Of the lines below, count those containing the word "this". Reply with the number alone.

▸ **Records supplied**:

-- BEGIN --

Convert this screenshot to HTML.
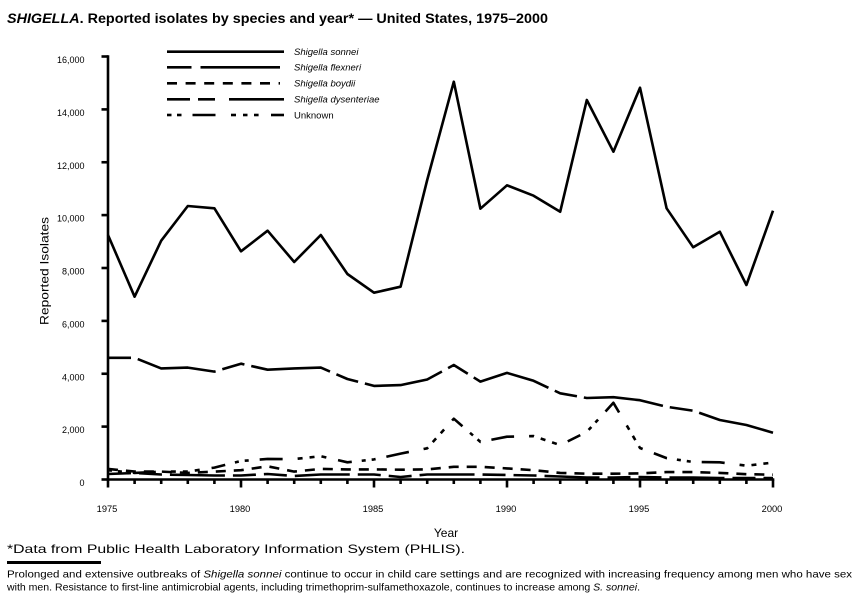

-- END --
-- BEGIN --

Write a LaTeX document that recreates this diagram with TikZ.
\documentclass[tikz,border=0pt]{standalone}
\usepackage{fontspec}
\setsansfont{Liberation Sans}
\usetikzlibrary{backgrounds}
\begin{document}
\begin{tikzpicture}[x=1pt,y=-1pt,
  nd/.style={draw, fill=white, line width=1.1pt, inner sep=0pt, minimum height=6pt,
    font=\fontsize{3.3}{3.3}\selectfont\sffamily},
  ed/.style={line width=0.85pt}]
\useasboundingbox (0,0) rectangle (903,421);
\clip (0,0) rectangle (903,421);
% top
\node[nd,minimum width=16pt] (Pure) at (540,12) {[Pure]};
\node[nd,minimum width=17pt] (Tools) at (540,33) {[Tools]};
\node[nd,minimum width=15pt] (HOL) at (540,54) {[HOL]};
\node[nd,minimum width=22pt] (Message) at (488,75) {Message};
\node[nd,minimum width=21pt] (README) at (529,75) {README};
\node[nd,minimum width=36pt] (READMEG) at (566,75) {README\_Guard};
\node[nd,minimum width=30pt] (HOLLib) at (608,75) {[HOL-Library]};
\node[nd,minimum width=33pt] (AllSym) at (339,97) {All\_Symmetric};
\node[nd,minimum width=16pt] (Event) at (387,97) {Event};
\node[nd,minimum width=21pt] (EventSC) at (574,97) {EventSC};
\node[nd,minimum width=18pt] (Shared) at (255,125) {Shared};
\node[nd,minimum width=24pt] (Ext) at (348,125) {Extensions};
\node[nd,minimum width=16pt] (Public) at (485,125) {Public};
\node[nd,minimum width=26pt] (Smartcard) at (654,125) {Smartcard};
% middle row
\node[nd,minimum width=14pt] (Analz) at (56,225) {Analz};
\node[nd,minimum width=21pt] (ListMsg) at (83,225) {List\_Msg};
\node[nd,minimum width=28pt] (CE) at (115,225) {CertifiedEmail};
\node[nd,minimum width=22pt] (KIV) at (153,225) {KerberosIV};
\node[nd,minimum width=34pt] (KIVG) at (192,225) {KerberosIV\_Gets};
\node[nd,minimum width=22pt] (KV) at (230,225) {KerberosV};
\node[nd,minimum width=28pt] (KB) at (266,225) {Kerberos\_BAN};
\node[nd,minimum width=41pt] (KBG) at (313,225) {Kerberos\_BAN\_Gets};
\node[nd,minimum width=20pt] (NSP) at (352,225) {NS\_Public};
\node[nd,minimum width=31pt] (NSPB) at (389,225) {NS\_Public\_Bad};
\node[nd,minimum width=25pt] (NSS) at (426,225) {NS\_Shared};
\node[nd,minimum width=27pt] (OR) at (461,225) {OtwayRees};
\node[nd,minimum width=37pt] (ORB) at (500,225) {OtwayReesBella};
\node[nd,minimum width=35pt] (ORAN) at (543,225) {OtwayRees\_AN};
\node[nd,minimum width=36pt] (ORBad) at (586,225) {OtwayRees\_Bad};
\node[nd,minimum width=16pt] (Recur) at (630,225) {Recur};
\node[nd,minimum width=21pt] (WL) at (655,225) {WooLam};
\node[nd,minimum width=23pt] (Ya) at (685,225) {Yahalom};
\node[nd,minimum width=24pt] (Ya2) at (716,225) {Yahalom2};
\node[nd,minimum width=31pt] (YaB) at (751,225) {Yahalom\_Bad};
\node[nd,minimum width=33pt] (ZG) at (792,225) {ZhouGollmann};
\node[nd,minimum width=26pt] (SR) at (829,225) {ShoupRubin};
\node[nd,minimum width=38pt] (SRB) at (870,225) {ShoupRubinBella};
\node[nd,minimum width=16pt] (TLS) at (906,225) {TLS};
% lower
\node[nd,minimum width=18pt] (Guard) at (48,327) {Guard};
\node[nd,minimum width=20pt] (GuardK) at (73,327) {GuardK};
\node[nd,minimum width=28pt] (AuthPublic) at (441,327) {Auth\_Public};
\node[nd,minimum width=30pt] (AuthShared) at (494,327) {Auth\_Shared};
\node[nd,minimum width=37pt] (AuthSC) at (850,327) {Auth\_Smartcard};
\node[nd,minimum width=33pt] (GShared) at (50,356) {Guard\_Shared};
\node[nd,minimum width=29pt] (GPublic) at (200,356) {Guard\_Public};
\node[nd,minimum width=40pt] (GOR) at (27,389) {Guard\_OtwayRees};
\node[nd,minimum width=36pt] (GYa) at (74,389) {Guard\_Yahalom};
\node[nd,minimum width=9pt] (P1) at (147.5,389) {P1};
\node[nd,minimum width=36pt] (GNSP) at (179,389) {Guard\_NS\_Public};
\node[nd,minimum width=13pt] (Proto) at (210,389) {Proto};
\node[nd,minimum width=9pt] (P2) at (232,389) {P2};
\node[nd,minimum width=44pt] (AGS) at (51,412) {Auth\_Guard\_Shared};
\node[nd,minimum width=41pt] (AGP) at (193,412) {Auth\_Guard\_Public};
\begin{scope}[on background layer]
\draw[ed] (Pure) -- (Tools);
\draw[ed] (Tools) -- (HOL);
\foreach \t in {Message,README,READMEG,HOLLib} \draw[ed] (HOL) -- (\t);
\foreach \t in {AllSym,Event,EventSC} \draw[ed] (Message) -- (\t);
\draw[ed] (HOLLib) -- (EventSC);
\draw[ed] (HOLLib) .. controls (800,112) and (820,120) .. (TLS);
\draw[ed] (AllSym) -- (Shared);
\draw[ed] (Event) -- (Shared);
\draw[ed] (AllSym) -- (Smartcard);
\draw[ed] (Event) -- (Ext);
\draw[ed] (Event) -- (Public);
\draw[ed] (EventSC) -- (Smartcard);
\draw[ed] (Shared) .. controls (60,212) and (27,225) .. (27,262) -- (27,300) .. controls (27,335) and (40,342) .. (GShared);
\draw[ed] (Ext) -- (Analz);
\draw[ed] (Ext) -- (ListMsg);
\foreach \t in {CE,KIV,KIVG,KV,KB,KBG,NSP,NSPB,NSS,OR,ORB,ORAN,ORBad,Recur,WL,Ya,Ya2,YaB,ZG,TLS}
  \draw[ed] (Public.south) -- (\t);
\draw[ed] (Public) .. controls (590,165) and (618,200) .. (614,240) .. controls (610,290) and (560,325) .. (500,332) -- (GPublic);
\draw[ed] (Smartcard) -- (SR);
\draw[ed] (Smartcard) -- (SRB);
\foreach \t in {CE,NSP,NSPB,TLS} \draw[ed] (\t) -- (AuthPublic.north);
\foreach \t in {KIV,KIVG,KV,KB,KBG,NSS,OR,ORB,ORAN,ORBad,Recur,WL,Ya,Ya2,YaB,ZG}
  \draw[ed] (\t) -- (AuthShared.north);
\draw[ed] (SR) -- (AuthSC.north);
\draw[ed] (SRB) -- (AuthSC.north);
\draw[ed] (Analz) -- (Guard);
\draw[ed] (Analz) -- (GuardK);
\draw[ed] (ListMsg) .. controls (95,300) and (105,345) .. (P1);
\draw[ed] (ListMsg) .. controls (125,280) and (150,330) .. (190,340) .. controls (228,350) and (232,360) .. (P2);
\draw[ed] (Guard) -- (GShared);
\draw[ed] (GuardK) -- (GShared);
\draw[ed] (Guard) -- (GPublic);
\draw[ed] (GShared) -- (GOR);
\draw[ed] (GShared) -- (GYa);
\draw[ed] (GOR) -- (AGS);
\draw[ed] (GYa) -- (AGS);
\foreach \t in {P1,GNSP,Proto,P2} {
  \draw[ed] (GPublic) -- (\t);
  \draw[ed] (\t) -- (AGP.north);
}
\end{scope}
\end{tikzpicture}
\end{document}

-- END --
-- BEGIN --

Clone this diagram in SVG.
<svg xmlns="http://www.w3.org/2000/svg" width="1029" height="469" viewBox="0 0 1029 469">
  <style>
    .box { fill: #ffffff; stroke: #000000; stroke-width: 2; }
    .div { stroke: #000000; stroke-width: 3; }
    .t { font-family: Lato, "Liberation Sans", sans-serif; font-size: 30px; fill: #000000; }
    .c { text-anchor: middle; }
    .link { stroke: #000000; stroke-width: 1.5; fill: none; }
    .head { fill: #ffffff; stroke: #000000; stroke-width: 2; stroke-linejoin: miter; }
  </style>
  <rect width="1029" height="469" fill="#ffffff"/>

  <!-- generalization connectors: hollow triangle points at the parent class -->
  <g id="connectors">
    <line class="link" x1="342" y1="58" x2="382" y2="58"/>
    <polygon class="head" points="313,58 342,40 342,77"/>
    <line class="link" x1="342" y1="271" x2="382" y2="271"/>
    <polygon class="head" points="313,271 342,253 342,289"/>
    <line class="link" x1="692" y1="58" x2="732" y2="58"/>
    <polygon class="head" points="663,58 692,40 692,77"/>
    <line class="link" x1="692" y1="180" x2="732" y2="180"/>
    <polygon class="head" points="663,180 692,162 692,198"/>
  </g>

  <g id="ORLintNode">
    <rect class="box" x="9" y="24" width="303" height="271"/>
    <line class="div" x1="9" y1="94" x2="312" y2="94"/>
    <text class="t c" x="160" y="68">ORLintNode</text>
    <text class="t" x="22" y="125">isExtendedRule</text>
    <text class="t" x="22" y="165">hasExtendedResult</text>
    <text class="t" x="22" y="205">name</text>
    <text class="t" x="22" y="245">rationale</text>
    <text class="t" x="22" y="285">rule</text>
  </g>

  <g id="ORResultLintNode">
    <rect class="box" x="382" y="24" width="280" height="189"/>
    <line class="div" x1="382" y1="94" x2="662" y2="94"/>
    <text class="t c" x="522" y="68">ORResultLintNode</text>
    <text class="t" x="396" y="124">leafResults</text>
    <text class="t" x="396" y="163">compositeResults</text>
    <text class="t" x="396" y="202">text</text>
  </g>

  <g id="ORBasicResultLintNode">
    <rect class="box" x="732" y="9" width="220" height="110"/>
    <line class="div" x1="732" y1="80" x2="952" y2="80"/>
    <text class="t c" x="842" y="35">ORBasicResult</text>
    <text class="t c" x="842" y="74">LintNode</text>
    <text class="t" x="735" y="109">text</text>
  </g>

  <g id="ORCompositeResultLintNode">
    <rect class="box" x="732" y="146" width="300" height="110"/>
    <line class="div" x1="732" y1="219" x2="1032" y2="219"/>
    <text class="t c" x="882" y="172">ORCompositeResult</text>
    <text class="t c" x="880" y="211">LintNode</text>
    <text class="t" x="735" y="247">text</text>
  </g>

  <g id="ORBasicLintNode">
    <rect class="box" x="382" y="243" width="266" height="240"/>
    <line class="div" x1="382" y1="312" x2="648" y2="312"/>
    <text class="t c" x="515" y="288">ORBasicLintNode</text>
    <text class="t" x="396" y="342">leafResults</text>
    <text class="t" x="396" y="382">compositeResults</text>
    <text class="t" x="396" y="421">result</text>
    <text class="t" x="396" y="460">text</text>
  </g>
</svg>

-- END --

▸ **Problem solution**: 3